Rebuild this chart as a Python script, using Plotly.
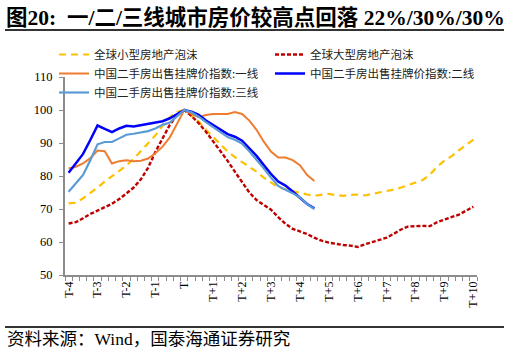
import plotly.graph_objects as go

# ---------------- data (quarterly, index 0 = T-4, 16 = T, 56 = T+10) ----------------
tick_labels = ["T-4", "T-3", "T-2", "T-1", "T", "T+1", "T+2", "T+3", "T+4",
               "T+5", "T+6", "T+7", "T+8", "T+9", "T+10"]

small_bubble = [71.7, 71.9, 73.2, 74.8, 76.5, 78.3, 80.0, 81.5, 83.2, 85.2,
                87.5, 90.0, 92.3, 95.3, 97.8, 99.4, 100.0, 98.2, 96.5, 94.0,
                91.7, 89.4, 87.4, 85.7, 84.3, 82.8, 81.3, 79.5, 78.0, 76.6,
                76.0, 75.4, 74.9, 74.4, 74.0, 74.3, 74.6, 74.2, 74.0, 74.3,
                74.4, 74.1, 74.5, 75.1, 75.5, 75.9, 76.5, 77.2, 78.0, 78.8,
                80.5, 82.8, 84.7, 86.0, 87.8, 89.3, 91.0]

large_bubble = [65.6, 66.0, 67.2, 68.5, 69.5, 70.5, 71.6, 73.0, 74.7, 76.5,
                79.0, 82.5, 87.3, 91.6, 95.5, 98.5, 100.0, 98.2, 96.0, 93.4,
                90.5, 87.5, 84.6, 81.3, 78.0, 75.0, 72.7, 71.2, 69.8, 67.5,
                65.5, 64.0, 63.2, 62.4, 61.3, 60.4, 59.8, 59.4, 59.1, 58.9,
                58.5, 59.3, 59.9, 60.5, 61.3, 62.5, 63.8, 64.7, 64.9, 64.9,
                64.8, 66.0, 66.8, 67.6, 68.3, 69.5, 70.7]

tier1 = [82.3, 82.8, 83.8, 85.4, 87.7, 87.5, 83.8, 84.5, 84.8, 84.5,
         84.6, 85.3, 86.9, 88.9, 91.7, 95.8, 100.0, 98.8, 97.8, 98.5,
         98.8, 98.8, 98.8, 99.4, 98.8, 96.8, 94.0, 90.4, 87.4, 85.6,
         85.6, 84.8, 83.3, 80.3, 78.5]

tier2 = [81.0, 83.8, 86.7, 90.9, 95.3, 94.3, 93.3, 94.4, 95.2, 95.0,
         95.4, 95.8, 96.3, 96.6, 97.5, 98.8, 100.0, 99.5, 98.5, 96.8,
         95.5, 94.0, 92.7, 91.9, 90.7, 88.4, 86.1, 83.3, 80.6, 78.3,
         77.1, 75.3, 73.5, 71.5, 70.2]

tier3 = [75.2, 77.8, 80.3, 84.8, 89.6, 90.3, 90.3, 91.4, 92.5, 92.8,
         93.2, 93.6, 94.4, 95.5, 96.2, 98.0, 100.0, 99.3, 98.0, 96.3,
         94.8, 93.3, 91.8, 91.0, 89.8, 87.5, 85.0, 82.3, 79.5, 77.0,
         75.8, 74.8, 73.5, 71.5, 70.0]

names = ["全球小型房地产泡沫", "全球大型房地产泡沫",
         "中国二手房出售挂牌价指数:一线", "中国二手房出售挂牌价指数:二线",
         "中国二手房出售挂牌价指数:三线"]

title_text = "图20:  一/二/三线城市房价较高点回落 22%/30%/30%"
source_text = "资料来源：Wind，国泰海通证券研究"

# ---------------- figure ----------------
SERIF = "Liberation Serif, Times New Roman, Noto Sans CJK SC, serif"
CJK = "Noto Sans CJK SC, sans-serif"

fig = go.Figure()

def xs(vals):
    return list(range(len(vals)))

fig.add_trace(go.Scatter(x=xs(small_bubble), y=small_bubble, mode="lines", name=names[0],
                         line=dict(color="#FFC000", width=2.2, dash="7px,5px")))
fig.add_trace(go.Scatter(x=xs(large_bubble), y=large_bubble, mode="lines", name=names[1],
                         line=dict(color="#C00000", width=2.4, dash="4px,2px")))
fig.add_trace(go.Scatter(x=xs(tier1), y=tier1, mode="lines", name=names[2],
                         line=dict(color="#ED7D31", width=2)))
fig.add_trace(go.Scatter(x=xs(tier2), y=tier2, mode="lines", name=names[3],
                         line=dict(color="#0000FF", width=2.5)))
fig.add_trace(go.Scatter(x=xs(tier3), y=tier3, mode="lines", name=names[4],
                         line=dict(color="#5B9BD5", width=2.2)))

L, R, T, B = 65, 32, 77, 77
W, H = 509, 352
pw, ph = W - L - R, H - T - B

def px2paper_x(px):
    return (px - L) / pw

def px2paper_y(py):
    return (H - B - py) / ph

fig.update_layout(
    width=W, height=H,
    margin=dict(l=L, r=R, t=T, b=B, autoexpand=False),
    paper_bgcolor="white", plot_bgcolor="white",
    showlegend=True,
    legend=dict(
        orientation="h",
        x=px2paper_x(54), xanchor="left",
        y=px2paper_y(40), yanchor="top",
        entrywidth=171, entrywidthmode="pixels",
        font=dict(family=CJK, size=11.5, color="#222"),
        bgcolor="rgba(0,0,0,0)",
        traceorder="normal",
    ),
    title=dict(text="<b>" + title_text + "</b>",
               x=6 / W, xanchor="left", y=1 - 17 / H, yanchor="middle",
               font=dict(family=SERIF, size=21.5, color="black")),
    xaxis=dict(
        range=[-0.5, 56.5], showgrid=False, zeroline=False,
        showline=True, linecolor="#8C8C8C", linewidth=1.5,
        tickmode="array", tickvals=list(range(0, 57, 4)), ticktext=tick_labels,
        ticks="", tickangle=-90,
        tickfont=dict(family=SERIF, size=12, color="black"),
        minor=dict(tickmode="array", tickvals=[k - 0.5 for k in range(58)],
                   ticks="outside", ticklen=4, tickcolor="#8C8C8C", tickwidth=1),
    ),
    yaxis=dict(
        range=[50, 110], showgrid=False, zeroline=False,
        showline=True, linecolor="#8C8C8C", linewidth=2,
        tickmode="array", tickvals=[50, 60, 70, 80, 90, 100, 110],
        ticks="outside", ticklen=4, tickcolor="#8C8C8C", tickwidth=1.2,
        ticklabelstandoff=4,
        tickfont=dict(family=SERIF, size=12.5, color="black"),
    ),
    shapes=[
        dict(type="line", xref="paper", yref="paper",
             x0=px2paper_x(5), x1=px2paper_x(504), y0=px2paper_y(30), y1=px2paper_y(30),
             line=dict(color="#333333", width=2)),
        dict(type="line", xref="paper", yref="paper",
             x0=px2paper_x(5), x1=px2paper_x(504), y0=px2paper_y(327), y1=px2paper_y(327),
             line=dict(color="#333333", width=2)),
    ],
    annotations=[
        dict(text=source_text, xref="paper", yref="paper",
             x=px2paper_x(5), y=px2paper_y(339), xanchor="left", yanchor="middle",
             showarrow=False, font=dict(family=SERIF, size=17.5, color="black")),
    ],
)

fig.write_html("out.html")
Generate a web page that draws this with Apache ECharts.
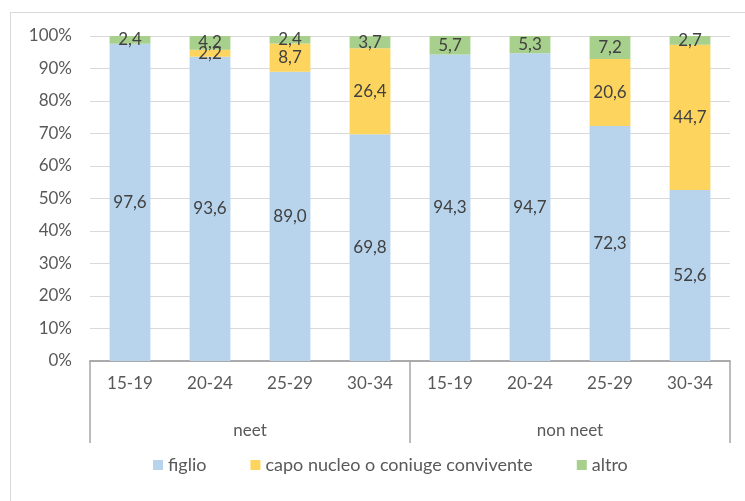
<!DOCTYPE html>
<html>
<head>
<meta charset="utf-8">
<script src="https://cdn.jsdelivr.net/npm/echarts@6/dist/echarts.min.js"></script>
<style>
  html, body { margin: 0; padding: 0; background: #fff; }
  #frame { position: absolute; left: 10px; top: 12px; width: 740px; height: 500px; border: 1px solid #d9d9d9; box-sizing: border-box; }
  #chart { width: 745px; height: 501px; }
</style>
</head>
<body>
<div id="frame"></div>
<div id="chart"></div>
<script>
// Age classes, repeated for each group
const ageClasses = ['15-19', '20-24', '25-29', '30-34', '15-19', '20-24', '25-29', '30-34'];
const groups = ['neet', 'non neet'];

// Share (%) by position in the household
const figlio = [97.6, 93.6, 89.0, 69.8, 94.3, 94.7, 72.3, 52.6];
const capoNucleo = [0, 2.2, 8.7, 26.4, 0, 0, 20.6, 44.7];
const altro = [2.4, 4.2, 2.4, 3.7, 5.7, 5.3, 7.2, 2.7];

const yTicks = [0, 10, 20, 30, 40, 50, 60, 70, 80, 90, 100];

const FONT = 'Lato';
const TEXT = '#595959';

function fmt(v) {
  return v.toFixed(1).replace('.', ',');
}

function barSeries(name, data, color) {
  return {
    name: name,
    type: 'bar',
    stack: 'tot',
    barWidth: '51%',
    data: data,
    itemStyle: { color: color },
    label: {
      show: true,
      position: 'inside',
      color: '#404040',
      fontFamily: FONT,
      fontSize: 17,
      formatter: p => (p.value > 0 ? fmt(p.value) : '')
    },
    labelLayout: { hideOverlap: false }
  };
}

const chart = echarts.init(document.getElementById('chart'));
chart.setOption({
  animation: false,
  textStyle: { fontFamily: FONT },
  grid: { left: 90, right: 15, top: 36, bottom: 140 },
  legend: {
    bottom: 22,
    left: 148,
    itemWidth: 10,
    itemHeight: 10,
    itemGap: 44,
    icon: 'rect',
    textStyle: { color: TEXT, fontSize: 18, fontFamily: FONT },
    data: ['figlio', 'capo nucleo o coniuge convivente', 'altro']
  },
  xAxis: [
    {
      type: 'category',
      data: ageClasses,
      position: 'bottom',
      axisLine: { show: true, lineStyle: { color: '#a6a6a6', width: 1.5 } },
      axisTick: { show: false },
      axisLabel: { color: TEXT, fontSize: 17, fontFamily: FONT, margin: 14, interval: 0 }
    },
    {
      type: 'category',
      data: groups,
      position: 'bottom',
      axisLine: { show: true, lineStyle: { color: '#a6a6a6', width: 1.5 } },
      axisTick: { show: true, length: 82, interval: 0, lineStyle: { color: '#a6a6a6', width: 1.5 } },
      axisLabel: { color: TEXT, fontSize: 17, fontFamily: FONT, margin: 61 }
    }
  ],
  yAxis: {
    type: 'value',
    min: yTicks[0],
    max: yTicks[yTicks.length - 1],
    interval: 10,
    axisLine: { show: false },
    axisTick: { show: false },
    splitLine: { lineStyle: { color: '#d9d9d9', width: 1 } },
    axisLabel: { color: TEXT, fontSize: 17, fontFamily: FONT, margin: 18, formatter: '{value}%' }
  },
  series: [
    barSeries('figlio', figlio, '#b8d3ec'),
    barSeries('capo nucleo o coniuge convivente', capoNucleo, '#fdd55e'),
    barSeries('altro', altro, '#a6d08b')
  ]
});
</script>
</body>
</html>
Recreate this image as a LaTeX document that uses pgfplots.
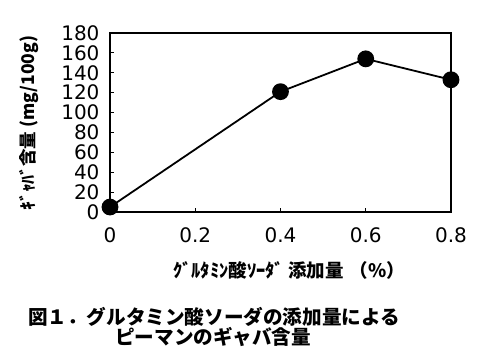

☆ ☆ ☆ ☆ ☆

## What you need to do
Exactly restate the lines from the beginning of the data through the line with "64.8, 66.0, 66.8, 67.6, 68.3, 69.5, 70.7]", and no others, keeping pictures out.

## Response to the task
Rebuild this chart as a Python script, using Plotly.
import plotly.graph_objects as go

# ---------------- data (quarterly, index 0 = T-4, 16 = T, 56 = T+10) ----------------
tick_labels = ["T-4", "T-3", "T-2", "T-1", "T", "T+1", "T+2", "T+3", "T+4",
               "T+5", "T+6", "T+7", "T+8", "T+9", "T+10"]

small_bubble = [71.7, 71.9, 73.2, 74.8, 76.5, 78.3, 80.0, 81.5, 83.2, 85.2,
                87.5, 90.0, 92.3, 95.3, 97.8, 99.4, 100.0, 98.2, 96.5, 94.0,
                91.7, 89.4, 87.4, 85.7, 84.3, 82.8, 81.3, 79.5, 78.0, 76.6,
                76.0, 75.4, 74.9, 74.4, 74.0, 74.3, 74.6, 74.2, 74.0, 74.3,
                74.4, 74.1, 74.5, 75.1, 75.5, 75.9, 76.5, 77.2, 78.0, 78.8,
                80.5, 82.8, 84.7, 86.0, 87.8, 89.3, 91.0]

large_bubble = [65.6, 66.0, 67.2, 68.5, 69.5, 70.5, 71.6, 73.0, 74.7, 76.5,
                79.0, 82.5, 87.3, 91.6, 95.5, 98.5, 100.0, 98.2, 96.0, 93.4,
                90.5, 87.5, 84.6, 81.3, 78.0, 75.0, 72.7, 71.2, 69.8, 67.5,
                65.5, 64.0, 63.2, 62.4, 61.3, 60.4, 59.8, 59.4, 59.1, 58.9,
                58.5, 59.3, 59.9, 60.5, 61.3, 62.5, 63.8, 64.7, 64.9, 64.9,
                64.8, 66.0, 66.8, 67.6, 68.3, 69.5, 70.7]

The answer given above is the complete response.